The containers have blocked one lane of the two-lane road that is a “vital evacuation route” for residents in the event that the county bridge fails, which has happened in the past, according to Michael Fila, emergency manager with the tribe’s office of emergency management. 

Migrants cross the border into Yuma on Aug. 23, 2022, despite shipping container wall.

Cocopah officials previously had met with representatives from Ducey’s office on Aug. 17 to tell them that they did not want shipping containers on Cocopah land. Cocopah officials have not asked the office to take the containers down, but have expressed their concern with them on their land. 

“We would not put a Cocopah Reservation trespass sign where our property wouldn’t be,” Fila said Friday in a telephone interview. “From the first box that was put down it was in the shadow of that sign.”

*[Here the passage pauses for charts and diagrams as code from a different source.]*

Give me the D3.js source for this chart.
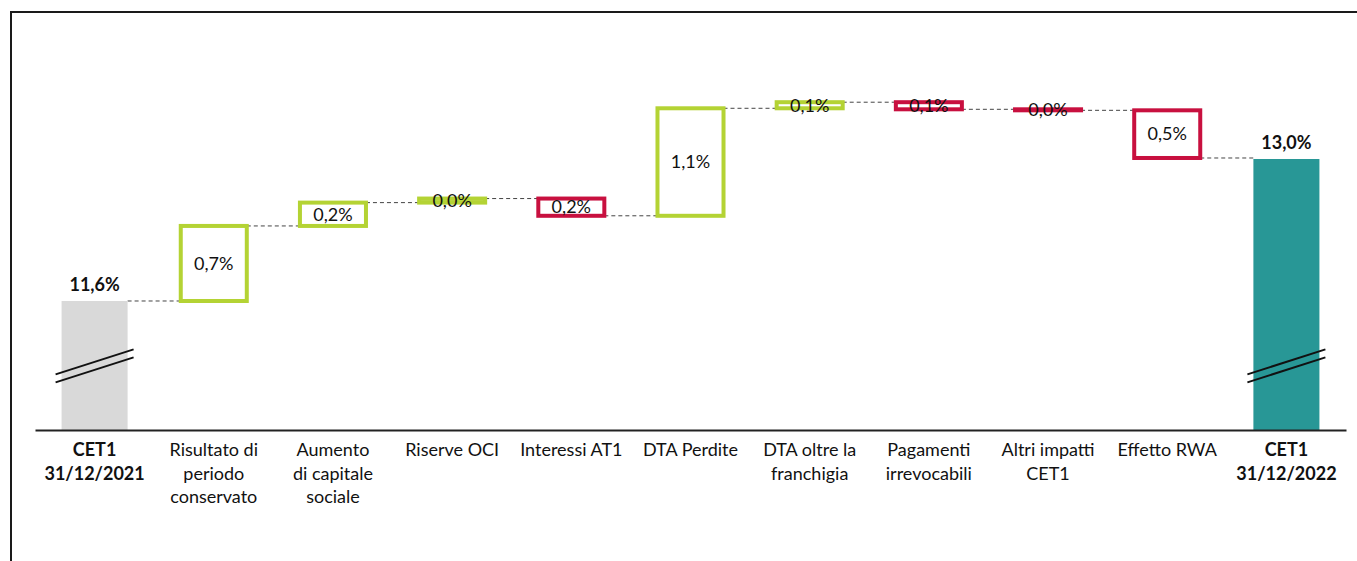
<!DOCTYPE html>
<html>
<head>
<meta charset="utf-8">
<script src="https://cdn.jsdelivr.net/npm/d3@7"></script>
<style>
  body { margin: 0; background: #fff; }
  svg { display: block; font-family: Lato, "DejaVu Sans", sans-serif; }
</style>
</head>
<body>
<div id="chart"></div>
<script>
// categories (one entry per line of the label)
var categories = [
    ["CET1", "31/12/2021"],
    ["Risultato di", "periodo", "conservato"],
    ["Aumento", "di capitale", "sociale"],
    ["Riserve OCI"],
    ["Interessi AT1"],
    ["DTA Perdite"],
    ["DTA oltre la", "franchigia"],
    ["Pagamenti", "irrevocabili"],
    ["Altri impatti", "CET1"],
    ["Effetto RWA"],
    ["CET1", "31/12/2022"]
];
var startValue = 11.6;   // CET1 ratio 2021, %
var deltas = [0.74, 0.23, 0.04, -0.17, 1.06, 0.06, -0.07, -0.01, -0.47];   // % points
var endValue = 13.0;     // CET1 ratio 2022, %

var width = 1357, height = 561;
var green = "#b4d334", red = "#c8103f", grey = "#d9d9d9", teal = "#289796";

var fmt = function (v) { return d3.format(".1f")(Math.abs(v)).replace(".", ",") + "%"; };

// build the waterfall steps
var steps = [];
var level = startValue;
steps.push({type: "total", from: 0, to: startValue, color: grey, value: startValue});
deltas.forEach(function (d) {
    steps.push({type: "delta", from: level, to: level + d, color: d >= 0 ? green : red, value: d});
    level = level + d;
});
steps.push({type: "total", from: 0, to: endValue, color: teal, value: endValue});

var svg = d3.select("#chart").append("svg")
    .attr("width", width)
    .attr("height", height);

// frame (top and left edges)
svg.append("path")
    .attr("d", "M11,561V12H1357")
    .attr("fill", "none")
    .attr("stroke", "#1a1a1a")
    .attr("stroke-width", 2);

var x = d3.scaleBand()
    .domain(d3.range(categories.length))
    .range([35, 1346])
    .paddingInner(0.446)
    .paddingOuter(0.223);

// broken axis: the bottom does not start at zero
var y = d3.scaleLinear()
    .domain([10.328, 13.0])
    .range([430, 159]);

var bw = x.bandwidth();
var baseY = y.range()[0];

// dashed connectors
var conn = svg.append("g");
for (var i = 0; i < steps.length - 1; i++) {
    conn.append("line")
        .attr("x1", x(i) + bw)
        .attr("x2", x(i + 1))
        .attr("y1", y(steps[i].to))
        .attr("y2", y(steps[i].to))
        .attr("stroke", "#444")
        .attr("stroke-width", 1)
        .attr("stroke-dasharray", "4,3");
}

// bars
svg.append("g").selectAll("rect")
    .data(steps)
    .enter().append("rect")
    .attr("x", function (d, i) { return x(i); })
    .attr("width", bw)
    .attr("y", function (d) { return d.type === "total" ? y(d.to) : y(Math.max(d.from, d.to)); })
    .attr("height", function (d) {
        if (d.type === "total") return baseY - y(d.to);
        return Math.abs(y(d.from) - y(d.to));
    })
    .attr("fill", function (d) { return d.type === "total" ? d.color : "#fff"; })
    .attr("stroke", function (d) { return d.type === "total" ? "none" : d.color; })
    .attr("stroke-width", 4);

// break marks on the total bars
var breakAt = 10.96;
[0, steps.length - 1].forEach(function (i) {
    var cx = x(i) + bw / 2;
    [-4, 4].forEach(function (off) {
        svg.append("line")
            .attr("x1", cx - 39)
            .attr("x2", cx + 39)
            .attr("y1", y(breakAt) + off + 12.5)
            .attr("y2", y(breakAt) + off - 12.5)
            .attr("stroke", "#111")
            .attr("stroke-width", 2);
    });
});

// value labels
svg.append("g").selectAll("text")
    .data(steps)
    .enter().append("text")
    .attr("x", function (d, i) { return x(i) + bw / 2; })
    .attr("y", function (d) {
        if (d.type === "total") return y(d.to) - 10;
        return (y(d.from) + y(d.to)) / 2;
    })
    .attr("dy", function (d) { return d.type === "total" ? 0 : "0.35em"; })
    .attr("text-anchor", "middle")
    .attr("font-size", 18)
    .attr("font-weight", function (d) { return d.type === "total" ? "bold" : "normal"; })
    .attr("fill", "#111")
    .text(function (d) { return fmt(d.value); });

// x axis with multi-line labels
var axis = svg.append("g")
    .attr("transform", "translate(0," + baseY + ")")
    .call(d3.axisBottom(x).tickSize(0).tickSizeOuter(0));

axis.select(".domain")
    .attr("stroke", "#222")
    .attr("stroke-width", 2);

axis.selectAll(".tick text").each(function (i) {
    var t = d3.select(this);
    t.text(null)
        .attr("y", 0)
        .attr("dy", null)
        .attr("font-family", "Lato, sans-serif")
        .attr("font-size", 18)
        .attr("fill", "#111")
        .attr("font-weight", (i === 0 || i === categories.length - 1) ? "bold" : "normal");
    categories[i].forEach(function (line, k) {
        t.append("tspan")
            .attr("x", 0)
            .attr("y", 26 + k * 23.5)
            .text(line);
    });
});
</script>
</body>
</html>
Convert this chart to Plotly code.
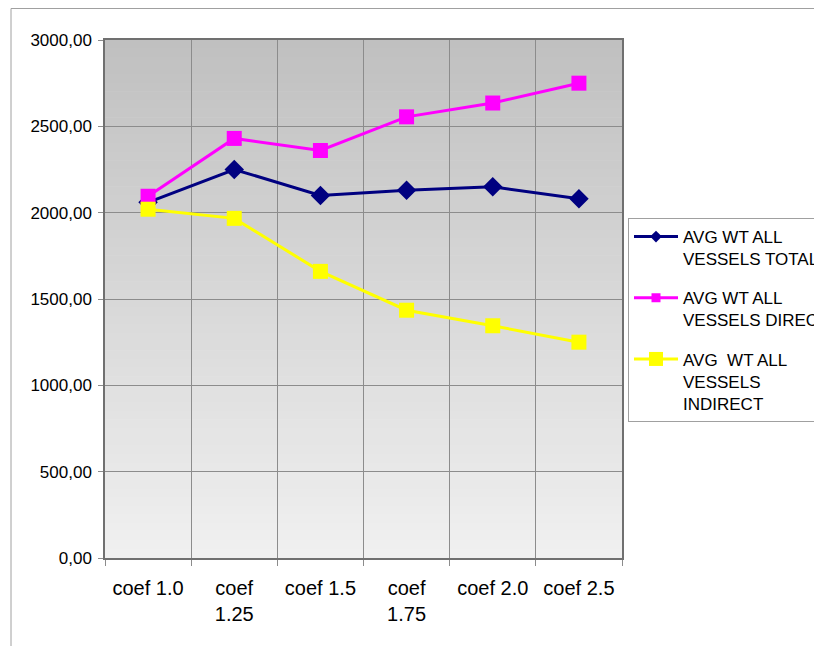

Fila sent an Aug. 29 letter to Ducey’s office expressing the concerns about the barrier. 

“This is a highly trafficked road used by first responders in response to emergencies and if there was a fail to the integrity of the shipping containers it would put them in harm’s way,” Fila wrote in regard to the previous incident of the stack of unsecured containers falling.  

The Cocopah community is on either side of the road where the barrier was built and Cocopah officials say the placement was “inadvertent” given that there are various maps that show different boundaries of the reservation. 

Cocopah officials conducted a survey following the placement of the containers and verified that the reservation flanked the road that they were placed on. 

“The integrity of the road itself has subsequently been damaged by the heavy machinery that was used in placing the shipping containers and creating first responders to potentially become stuck,” Fila wrote in the emailed letter. 

When asked about the concerns, Ducey spokesperson C.J. Karamargin said in an email that the office is reviewing the matter.